_Task description_
Without altering anything, output the material below.

--------------------------------

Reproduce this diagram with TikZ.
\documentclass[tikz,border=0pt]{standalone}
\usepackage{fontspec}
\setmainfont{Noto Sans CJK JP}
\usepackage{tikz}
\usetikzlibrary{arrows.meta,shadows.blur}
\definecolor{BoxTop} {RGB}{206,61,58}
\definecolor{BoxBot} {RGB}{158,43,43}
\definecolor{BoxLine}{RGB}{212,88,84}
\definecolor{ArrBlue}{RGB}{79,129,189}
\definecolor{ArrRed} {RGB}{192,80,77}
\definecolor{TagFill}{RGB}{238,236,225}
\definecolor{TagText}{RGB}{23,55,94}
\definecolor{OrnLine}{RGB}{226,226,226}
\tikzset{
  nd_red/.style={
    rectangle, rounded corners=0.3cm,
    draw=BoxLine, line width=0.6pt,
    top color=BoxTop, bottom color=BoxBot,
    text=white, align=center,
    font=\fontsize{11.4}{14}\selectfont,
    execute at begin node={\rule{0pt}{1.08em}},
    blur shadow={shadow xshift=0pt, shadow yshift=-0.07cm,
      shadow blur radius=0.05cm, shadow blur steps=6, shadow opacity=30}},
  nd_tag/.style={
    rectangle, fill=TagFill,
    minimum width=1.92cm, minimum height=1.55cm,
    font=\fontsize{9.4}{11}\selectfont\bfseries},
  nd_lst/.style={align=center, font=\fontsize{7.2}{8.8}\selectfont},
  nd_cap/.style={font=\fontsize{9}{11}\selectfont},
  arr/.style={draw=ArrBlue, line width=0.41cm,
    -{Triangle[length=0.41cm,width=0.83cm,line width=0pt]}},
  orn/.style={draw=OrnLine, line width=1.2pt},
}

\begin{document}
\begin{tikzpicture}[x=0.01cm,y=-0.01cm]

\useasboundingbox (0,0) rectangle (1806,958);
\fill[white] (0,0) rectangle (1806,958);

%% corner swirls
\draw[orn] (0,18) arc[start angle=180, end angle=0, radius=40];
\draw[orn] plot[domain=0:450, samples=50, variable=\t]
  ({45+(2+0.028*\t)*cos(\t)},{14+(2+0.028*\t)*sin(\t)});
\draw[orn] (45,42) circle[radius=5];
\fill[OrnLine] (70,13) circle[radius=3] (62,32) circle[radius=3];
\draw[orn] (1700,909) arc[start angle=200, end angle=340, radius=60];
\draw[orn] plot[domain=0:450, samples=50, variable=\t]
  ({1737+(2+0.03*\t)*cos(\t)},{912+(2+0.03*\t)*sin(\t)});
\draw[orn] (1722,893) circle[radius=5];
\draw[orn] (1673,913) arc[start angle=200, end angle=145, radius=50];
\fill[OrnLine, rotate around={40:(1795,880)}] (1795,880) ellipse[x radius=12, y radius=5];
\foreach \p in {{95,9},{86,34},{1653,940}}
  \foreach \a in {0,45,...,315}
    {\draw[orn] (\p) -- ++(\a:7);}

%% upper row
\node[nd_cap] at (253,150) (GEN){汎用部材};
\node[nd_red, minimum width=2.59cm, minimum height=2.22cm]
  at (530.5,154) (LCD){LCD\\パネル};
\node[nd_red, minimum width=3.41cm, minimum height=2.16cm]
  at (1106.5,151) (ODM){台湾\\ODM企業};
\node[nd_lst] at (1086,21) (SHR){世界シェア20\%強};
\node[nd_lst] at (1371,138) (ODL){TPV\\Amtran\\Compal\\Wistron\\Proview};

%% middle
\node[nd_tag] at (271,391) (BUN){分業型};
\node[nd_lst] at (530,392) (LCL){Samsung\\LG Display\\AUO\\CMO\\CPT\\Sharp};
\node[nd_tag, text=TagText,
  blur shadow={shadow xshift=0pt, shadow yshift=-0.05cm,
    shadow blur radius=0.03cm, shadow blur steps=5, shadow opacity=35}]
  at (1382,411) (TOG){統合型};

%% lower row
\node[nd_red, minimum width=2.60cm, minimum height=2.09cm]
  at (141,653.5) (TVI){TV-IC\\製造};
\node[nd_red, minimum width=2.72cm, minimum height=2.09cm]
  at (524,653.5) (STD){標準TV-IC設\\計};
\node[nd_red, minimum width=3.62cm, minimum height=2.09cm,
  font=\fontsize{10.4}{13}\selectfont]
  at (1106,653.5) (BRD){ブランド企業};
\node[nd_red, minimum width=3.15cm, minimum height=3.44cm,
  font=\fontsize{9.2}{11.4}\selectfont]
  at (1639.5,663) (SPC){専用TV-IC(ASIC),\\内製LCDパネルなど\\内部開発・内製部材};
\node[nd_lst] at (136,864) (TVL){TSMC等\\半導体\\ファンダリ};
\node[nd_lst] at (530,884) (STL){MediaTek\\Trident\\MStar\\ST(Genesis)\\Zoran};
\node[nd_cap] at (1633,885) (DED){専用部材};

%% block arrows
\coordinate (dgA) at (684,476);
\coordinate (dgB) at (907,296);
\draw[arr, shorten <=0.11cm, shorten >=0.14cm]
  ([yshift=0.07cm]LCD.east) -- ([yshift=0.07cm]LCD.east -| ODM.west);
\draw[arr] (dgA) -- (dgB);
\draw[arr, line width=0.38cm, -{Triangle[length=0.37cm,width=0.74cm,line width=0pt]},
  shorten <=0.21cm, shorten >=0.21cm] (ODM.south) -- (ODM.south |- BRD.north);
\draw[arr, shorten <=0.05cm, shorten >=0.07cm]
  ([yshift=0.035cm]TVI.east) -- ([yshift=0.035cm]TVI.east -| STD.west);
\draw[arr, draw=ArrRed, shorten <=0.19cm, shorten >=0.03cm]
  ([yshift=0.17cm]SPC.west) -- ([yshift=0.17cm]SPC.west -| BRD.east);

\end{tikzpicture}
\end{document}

--------------------------------

_Full answer_
Reproduce this diagram with TikZ.
\documentclass[tikz,border=0pt]{standalone}
\usepackage{fontspec}
\setmainfont{Noto Sans CJK JP}
\usepackage{tikz}
\usetikzlibrary{arrows.meta,shadows.blur}
\definecolor{BoxTop} {RGB}{206,61,58}
\definecolor{BoxBot} {RGB}{158,43,43}
\definecolor{BoxLine}{RGB}{212,88,84}
\definecolor{ArrBlue}{RGB}{79,129,189}
\definecolor{ArrRed} {RGB}{192,80,77}
\definecolor{TagFill}{RGB}{238,236,225}
\definecolor{TagText}{RGB}{23,55,94}
\definecolor{OrnLine}{RGB}{226,226,226}
\tikzset{
  nd_red/.style={
    rectangle, rounded corners=0.3cm,
    draw=BoxLine, line width=0.6pt,
    top color=BoxTop, bottom color=BoxBot,
    text=white, align=center,
    font=\fontsize{11.4}{14}\selectfont,
    execute at begin node={\rule{0pt}{1.08em}},
    blur shadow={shadow xshift=0pt, shadow yshift=-0.07cm,
      shadow blur radius=0.05cm, shadow blur steps=6, shadow opacity=30}},
  nd_tag/.style={
    rectangle, fill=TagFill,
    minimum width=1.92cm, minimum height=1.55cm,
    font=\fontsize{9.4}{11}\selectfont\bfseries},
  nd_lst/.style={align=center, font=\fontsize{7.2}{8.8}\selectfont},
  nd_cap/.style={font=\fontsize{9}{11}\selectfont},
  arr/.style={draw=ArrBlue, line width=0.41cm,
    -{Triangle[length=0.41cm,width=0.83cm,line width=0pt]}},
  orn/.style={draw=OrnLine, line width=1.2pt},
}

\begin{document}
\begin{tikzpicture}[x=0.01cm,y=-0.01cm]

\useasboundingbox (0,0) rectangle (1806,958);
\fill[white] (0,0) rectangle (1806,958);

%% corner swirls
\draw[orn] (0,18) arc[start angle=180, end angle=0, radius=40];
\draw[orn] plot[domain=0:450, samples=50, variable=\t]
  ({45+(2+0.028*\t)*cos(\t)},{14+(2+0.028*\t)*sin(\t)});
\draw[orn] (45,42) circle[radius=5];
\fill[OrnLine] (70,13) circle[radius=3] (62,32) circle[radius=3];
\draw[orn] (1700,909) arc[start angle=200, end angle=340, radius=60];
\draw[orn] plot[domain=0:450, samples=50, variable=\t]
  ({1737+(2+0.03*\t)*cos(\t)},{912+(2+0.03*\t)*sin(\t)});
\draw[orn] (1722,893) circle[radius=5];
\draw[orn] (1673,913) arc[start angle=200, end angle=145, radius=50];
\fill[OrnLine, rotate around={40:(1795,880)}] (1795,880) ellipse[x radius=12, y radius=5];
\foreach \p in {{95,9},{86,34},{1653,940}}
  \foreach \a in {0,45,...,315}
    {\draw[orn] (\p) -- ++(\a:7);}

%% upper row
\node[nd_cap] at (253,150) (GEN){汎用部材};
\node[nd_red, minimum width=2.59cm, minimum height=2.22cm]
  at (530.5,154) (LCD){LCD\\パネル};
\node[nd_red, minimum width=3.41cm, minimum height=2.16cm]
  at (1106.5,151) (ODM){台湾\\ODM企業};
\node[nd_lst] at (1086,21) (SHR){世界シェア20\%強};
\node[nd_lst] at (1371,138) (ODL){TPV\\Amtran\\Compal\\Wistron\\Proview};

%% middle
\node[nd_tag] at (271,391) (BUN){分業型};
\node[nd_lst] at (530,392) (LCL){Samsung\\LG Display\\AUO\\CMO\\CPT\\Sharp};
\node[nd_tag, text=TagText,
  blur shadow={shadow xshift=0pt, shadow yshift=-0.05cm,
    shadow blur radius=0.03cm, shadow blur steps=5, shadow opacity=35}]
  at (1382,411) (TOG){統合型};

%% lower row
\node[nd_red, minimum width=2.60cm, minimum height=2.09cm]
  at (141,653.5) (TVI){TV-IC\\製造};
\node[nd_red, minimum width=2.72cm, minimum height=2.09cm]
  at (524,653.5) (STD){標準TV-IC設\\計};
\node[nd_red, minimum width=3.62cm, minimum height=2.09cm,
  font=\fontsize{10.4}{13}\selectfont]
  at (1106,653.5) (BRD){ブランド企業};
\node[nd_red, minimum width=3.15cm, minimum height=3.44cm,
  font=\fontsize{9.2}{11.4}\selectfont]
  at (1639.5,663) (SPC){専用TV-IC(ASIC),\\内製LCDパネルなど\\内部開発・内製部材};
\node[nd_lst] at (136,864) (TVL){TSMC等\\半導体\\ファンダリ};
\node[nd_lst] at (530,884) (STL){MediaTek\\Trident\\MStar\\ST(Genesis)\\Zoran};
\node[nd_cap] at (1633,885) (DED){専用部材};

%% block arrows
\coordinate (dgA) at (684,476);
\coordinate (dgB) at (907,296);
\draw[arr, shorten <=0.11cm, shorten >=0.14cm]
  ([yshift=0.07cm]LCD.east) -- ([yshift=0.07cm]LCD.east -| ODM.west);
\draw[arr] (dgA) -- (dgB);
\draw[arr, line width=0.38cm, -{Triangle[length=0.37cm,width=0.74cm,line width=0pt]},
  shorten <=0.21cm, shorten >=0.21cm] (ODM.south) -- (ODM.south |- BRD.north);
\draw[arr, shorten <=0.05cm, shorten >=0.07cm]
  ([yshift=0.035cm]TVI.east) -- ([yshift=0.035cm]TVI.east -| STD.west);
\draw[arr, draw=ArrRed, shorten <=0.19cm, shorten >=0.03cm]
  ([yshift=0.17cm]SPC.west) -- ([yshift=0.17cm]SPC.west -| BRD.east);

\end{tikzpicture}
\end{document}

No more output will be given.